Good day – I read the above; here’s what I did but it’s not working. Maybe I misunderstood. Working in Ulysses I copied citation keys (e.g., "Skinner1945-qt, Skinner1988-ka, Dvorsky2014-en, Sherman2010-bn) into a document. Then I opened the document in MS Word. I get the message that no Paperpile references could be found.
This workflow is something we wish to implement, but not yet a feature we offer. As stated by Stefan above…
…and by Jason in an earlier thread…
… this is still very much a goal we’re moving towards.
Why would one choose a nondeterministic algorithm for something as vital as citation keys?
When changing from Mendeley to Paperpile I now must edit each citation Key to fit the nondeterministic Algorithm (in an existing document).
It would be nice if one could choose the format per bibtex automatic export file.
Or if it were simply deterministic, e.g. Mendeley uses authorYYYYtitle
.
Welcome to the forum @DanielHabenicht. We understand this is inconvenient for many, and so the ability to customize BibTeX keys is a feature that we plan to implement in the future. I’ve added your +1 to our internal feature tracker.
Please, Please, Please! Implement this feature. This is the only barrier to actually using paperpile for research.
You can get some inspiration from other apps (BibDesk is what I use before and it deals with citekye pretty well). I use authorYYYY as default and append a, b, c … to duplicate items.
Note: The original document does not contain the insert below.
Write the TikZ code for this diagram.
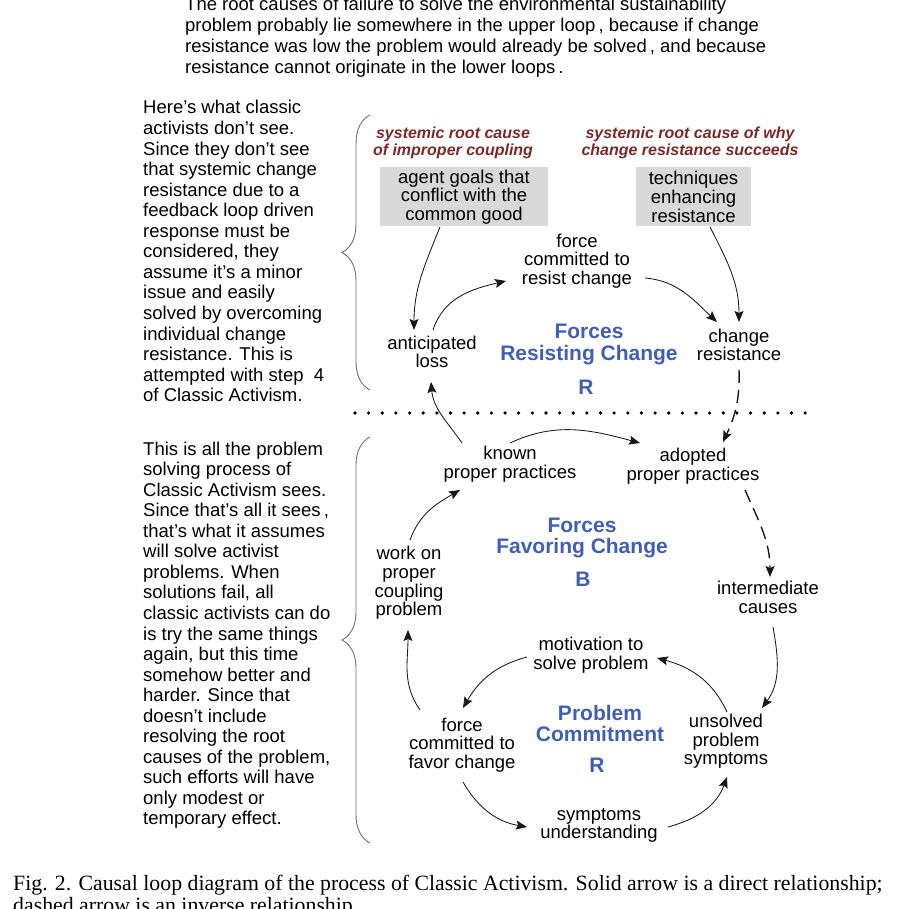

Strong +1. Would be extremely good to be able to have something deterministic, and ideally configurable. When I see “authorYYYYtitle” I remember what the paper is. “authorYYYY-random letters” always makes me go “huh?”
If two users are trying to share the citation key for the same paper, will the two citation keys be identical? (I am not sure, but it seems like the answer is no.)
There are all sorts of predictable issues with a stochastic algorithm, if you imagine how your users will try to use citation keys. So, it is necessary to use a deterministic algorithm.
Something like authorYYYY-title would be great in a lot of cases, except titles can be very long and this might sometimes result in collisions if the first few words in a title are similar.
You might want to consider something like:
authorYYYY-x
- where
x
represents the first 2 characters of the md5sum of the title
Or use the md5sum of the DOI, for example. That way, you always get the same citation key for the same paper (even for different Paperpile users), and it will not collide with a different paper’s citation key.
Giving users the option to customize keys as they see fit would be ideal, especially if the configuration can allow two users to generate identical keys for the same paper.
Thanks for any updates on this issue!
Thanks for your question, @slowkow. First, it is now possible to set your own citation key pattern. In your library, go to Settings > General and click Set citation key pattern.
You can choose a predefined citation key pattern like “Author-Year” or “Author-Title-Year”:
Click Customize pattern to customize the pattern further or create a new pattern, for example with shortened titles (use the titleshort
field).
You can also choose how to handle duplicate keys:
How are you trying to share the paper? In shared folders, the citation key pattern matches that selected by the owner of the shared folder. In shared libraries, citation key patterns follow the Paperpile default pattern.